Personal information
- Full name: Henry Basil Oswin Robinson
- Born: 3 March 1919 Eastbourne, Sussex, England
- Died: 21 December 2012 (aged 93) Ottawa, Ontario, Canada
- Batting: Right-handed
- Bowling: Right-arm off break

Domestic team information
- 1951 & 1954: Canada
- 1947–1948: Oxford University

Career statistics
| Competition | First-class |
| Matches | 24 |
| Runs scored | 325 |
| Batting average | 13.54 |
| 100s/50s | –/1 |
| Top score | 51 |
| Balls bowled | 2,573 |
| Wickets | 53 |
| Bowling average | 27.20 |
| 5 wickets in innings | 3 |
| 10 wickets in match | – |
| Best bowling | 6/55 |
| Catches/stumpings | 16/– |
- Source: CricketArchive, 14 October 2011

= Basil Robinson (cricketer) =

Canadian cricketer

Henry Basil Oswin Robinson (3 March 1919 in Eastbourne, Sussex, England – 21 December 2012) was a Canadian cricketer and public servant.
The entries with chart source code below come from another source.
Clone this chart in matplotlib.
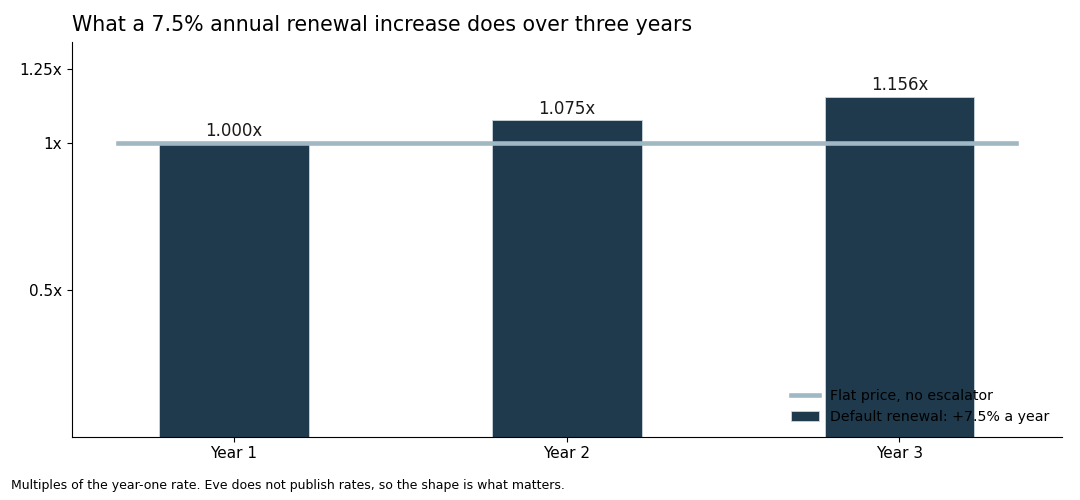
import matplotlib
matplotlib.use("Agg")
import matplotlib.pyplot as plt

# data
years = ["Year 1", "Year 2", "Year 3"]
multiples = [1.000, 1.075, 1.156]
flat_level = 1.0
bar_labels = ["1.000x", "1.075x", "1.156x"]
ytick_vals = [0.5, 1.0, 1.25]
ytick_labels = ["0.5x", "1x", "1.25x"]

BAR_COLOR = "#1f3a4d"
FLAT_COLOR = "#a0b7c4"

fig = plt.figure(figsize=(10.8, 5.0), dpi=100)
ax = fig.add_axes([0.0667, 0.127, 0.917, 0.789])

x = list(range(len(years)))
bars = ax.bar(x, multiples, width=0.45, color=BAR_COLOR, edgecolor="#c9d6de",
              linewidth=0.6, label="Default renewal: +7.5% a year", zorder=2)
flat, = ax.plot([-0.35, len(years) - 1 + 0.35], [flat_level, flat_level], color=FLAT_COLOR,
                linewidth=3.3, label="Flat price, no escalator", zorder=3)

for xi, v, lab in zip(x, multiples, bar_labels):
    ax.text(xi, v + 0.008, lab, ha="center", va="bottom", fontsize=12, color="#1a1a1a")

ax.set_xlim(-0.487, 2.49)
ax.set_ylim(0, 1.342)
ax.set_xticks(x)
ax.set_xticklabels(years, fontsize=11)
ax.set_yticks(ytick_vals)
ax.set_yticklabels(ytick_labels, fontsize=11)

ax.spines["top"].set_visible(False)
ax.spines["right"].set_visible(False)

ax.legend([flat, bars], ["Flat price, no escalator", "Default renewal: +7.5% a year"],
          loc="lower right", frameon=False, fontsize=10.2)

ax.set_title("What a 7.5% annual renewal increase does over three years",
             loc="left", fontsize=14.8, pad=8)

fig.text(0.01, 0.015, "Multiples of the year-one rate. Eve does not publish rates, so the shape is what matters.",
         fontsize=9, ha="left", va="bottom")

fig.savefig("out.png", dpi=100)
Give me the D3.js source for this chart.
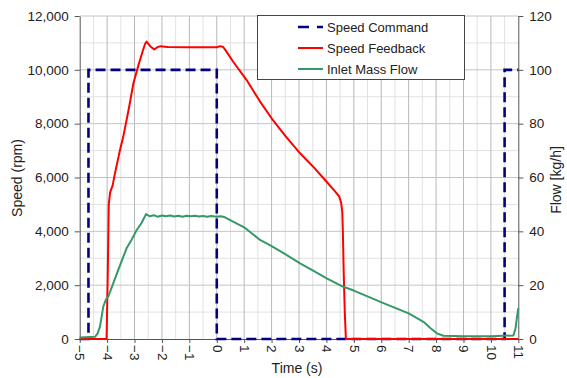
<!DOCTYPE html>
<html><head><meta charset="utf-8">
<script src="https://cdn.jsdelivr.net/npm/d3@7"></script>
<style>body{margin:0;background:#fff;} text{font-family:"Liberation Sans",Arial,sans-serif;fill:#222;}</style>
</head><body><svg id="c" width="567" height="378"></svg>
<script>
// ---- data ----
const xTicks = d3.range(-5, 12, 1);
const speedTicks = [0, 2000, 4000, 6000, 8000, 10000, 12000];
const flowTicks = [0, 20, 40, 60, 80, 100, 120];
const seriesNames = ["Speed Command", "Speed Feedback", "Inlet Mass Flow"];

const cmdTime  = [-5, -4.68, -4.68, 0, 0, 10.5, 10.5, 11];
const cmdSpeed = [0, 0, 10000, 10000, 0, 0, 10000, 10000];

const fbTime  = [-5, -4.02, -3.98, -3.94, -3.89, -3.8, -3.71, -3.53, -3.41, -3.2, -3.04, -2.85, -2.7, -2.62, -2.56, -2.48, -2.4, -2.28, -2.15, -2.05, -1.8, -1.0, 0.0, 0.12, 0.22, 0.3, 0.6, 1.09, 1.58, 2.0, 2.5, 3.04, 3.5, 4.0, 4.3, 4.47, 4.54, 4.58, 4.6, 4.63, 4.67, 4.71, 11];
const fbSpeed = [0, 0, 2200, 5000, 5450, 5700, 6170, 7020, 7520, 8600, 9500, 10200, 10700, 10950, 11050, 10950, 10850, 10760, 10850, 10880, 10850, 10840, 10840, 10880, 10860, 10760, 10300, 9620, 8820, 8200, 7550, 6900, 6420, 5850, 5500, 5290, 5050, 4700, 4000, 2500, 1000, 0, 0];

const flowTime  = [-5, -4.44, -4.35, -4.26, -4.14, -4.05, -3.96, -3.8, -3.6, -3.29, -3.1, -2.92, -2.75, -2.58, -2.45, -2.3, -2.15, -2.0, -1.85, -1.7, -1.55, -1.4, -1.25, -1.1, -0.95, -0.8, -0.65, -0.5, -0.35, -0.2, 0.0, 0.15, 0.3, 0.49, 1.0, 1.58, 2.0, 2.5, 3.04, 3.5, 4.01, 4.62, 5.0, 6.08, 7.0, 7.54, 7.8, 8.03, 8.27, 9.0, 10.0, 10.82, 10.9, 10.95, 11];
const flowValue = [0.6, 0.8, 2.0, 4.6, 12.0, 14.5, 15.7, 20.0, 25.5, 33.7, 37.0, 40.5, 43.0, 46.4, 45.6, 46.0, 45.4, 45.9, 45.6, 45.9, 45.5, 45.8, 45.4, 45.8, 45.6, 45.8, 45.5, 45.7, 45.4, 45.7, 45.4, 45.6, 45.2, 44.2, 41.5, 36.8, 34.5, 31.5, 28.1, 25.5, 22.5, 19.4, 18.0, 13.3, 9.5, 6.4, 4.0, 2.1, 1.2, 1.0, 1.0, 1.3, 4.0, 8.0, 11.5];

// ---- chart ----
const svg = d3.select("#c");
const L = 79.7, R = 518.3, T = 16, B = 339;
const x = d3.scaleLinear().domain([-5, 11]).range([L, R]);
const yS = d3.scaleLinear().domain([0, 12000]).range([B, T]);
const yF = d3.scaleLinear().domain([0, 120]).range([B, T]);

const g = svg.append("g");
// grid
g.selectAll(".vmin").data(d3.range(-4.5, 11, 1)).join("line")
  .attr("x1", d => x(d)).attr("x2", d => x(d)).attr("y1", T).attr("y2", B)
  .attr("stroke", "#e2e2e2").attr("stroke-width", 1);
g.selectAll(".hmin").data(d3.range(1000, 12000, 2000)).join("line")
  .attr("x1", L).attr("x2", R).attr("y1", d => yS(d)).attr("y2", d => yS(d))
  .attr("stroke", "#e2e2e2").attr("stroke-width", 1);
g.selectAll(".vmaj").data(xTicks.slice(1, -1)).join("line")
  .attr("x1", d => x(d)).attr("x2", d => x(d)).attr("y1", T).attr("y2", B)
  .attr("stroke", "#b8b8b8").attr("stroke-width", 1);
g.selectAll(".hmaj").data(speedTicks.slice(1)).join("line")
  .attr("x1", L).attr("x2", R).attr("y1", d => yS(d)).attr("y2", d => yS(d))
  .attr("stroke", "#c4c4c4").attr("stroke-width", 1);

// axes
const ax = svg.append("g").attr("transform", `translate(0,${B})`)
  .call(d3.axisBottom(x).tickValues(xTicks).tickSize(4).tickSizeOuter(0).tickFormat(d3.format("d")));
ax.selectAll("text").attr("transform", "rotate(90)").attr("text-anchor", "start")
  .attr("x", 6).attr("y", 0).attr("dy", "0.35em").style("font-size", "13.5px");
const al = svg.append("g").attr("transform", `translate(${L},0)`)
  .call(d3.axisLeft(yS).tickValues(speedTicks).tickSize(5).tickSizeOuter(0).tickFormat(d3.format(",")));
al.selectAll("text").style("font-size", "13.5px").attr("x", -11);
const ar = svg.append("g").attr("transform", `translate(${R},0)`)
  .call(d3.axisRight(yF).tickValues(flowTicks).tickSize(5).tickSizeOuter(0));
ar.selectAll("text").style("font-size", "13.5px").attr("x", 11);
[ax, al, ar].forEach(a => { a.selectAll("path,line").attr("stroke", "#555"); a.selectAll("text").attr("fill", "#222").style("font-family", '"Liberation Sans",Arial,sans-serif'); });

// titles
svg.append("text").attr("x", 297).attr("y", 373).attr("text-anchor", "middle").style("font-size", "14px").text("Time (s)");
svg.append("text").attr("transform", "translate(22,178) rotate(-90)").attr("text-anchor", "middle").style("font-size", "14px").text("Speed (rpm)");
svg.append("text").attr("transform", "translate(561,180) rotate(-90)").attr("text-anchor", "middle").style("font-size", "14px").text("Flow [kg/h]");

// lines
svg.append("clipPath").attr("id", "clip").append("rect").attr("x", L - 2).attr("y", T - 4).attr("width", R - L + 4).attr("height", B - T + 6);
const lg = svg.append("g").attr("clip-path", "url(#clip)");
const lineS = d3.line().x(d => x(d[0])).y(d => yS(d[1]));
const lineF = d3.line().x(d => x(d[0])).y(d => yF(d[1]));
const colors = ["#000080", "#ff0000", "#339966"];
lg.append("path").datum(d3.zip(cmdTime, cmdSpeed)).attr("d", lineS)
  .attr("fill", "none").attr("stroke", colors[0]).attr("stroke-width", 2.6).attr("stroke-dasharray", "10,5");
lg.append("path").datum(d3.zip(fbTime, fbSpeed)).attr("d", lineS)
  .attr("fill", "none").attr("stroke", colors[1]).attr("stroke-width", 2).attr("stroke-linejoin", "round");
lg.append("path").datum(d3.zip(flowTime, flowValue)).attr("d", lineF)
  .attr("fill", "none").attr("stroke", colors[2]).attr("stroke-width", 2).attr("stroke-linejoin", "round");

// legend
const leg = svg.append("g");
leg.append("rect").attr("x", 257.5).attr("y", 15.5).attr("width", 207).attr("height", 64)
  .attr("fill", "#fff").attr("stroke", "#444").attr("stroke-width", 1);
seriesNames.forEach((n, i) => {
  const yy = 27 + i * 21;
  leg.append("line").attr("x1", 298).attr("x2", 323).attr("y1", yy).attr("y2", yy)
    .attr("stroke", colors[i]).attr("stroke-width", i === 0 ? 2.5 : 2)
    .attr("stroke-dasharray", i === 0 ? "11,8" : null);
  leg.append("text").attr("x", 327).attr("y", yy + 4.5).style("font-size", "13px").text(n);
});
</script></body></html>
He was a right-handed batsman and an off-break bowler. He played 19 first-class matches for Oxford University in 1947 and 1948. Later, he played five first-class matches for Canada in the 1950s. He took 53 first-class wickets in his career at an average of 27.20, with best bowling figures of 6/55 playing for Oxford University against Worcestershire.

Robinson also excelled at soccer, winning the 1938 Challenge Trophy with Vancouver North Shore at the Dominion championship in Winnipeg. He played cricket, soccer and rugby at the University of British Columbia.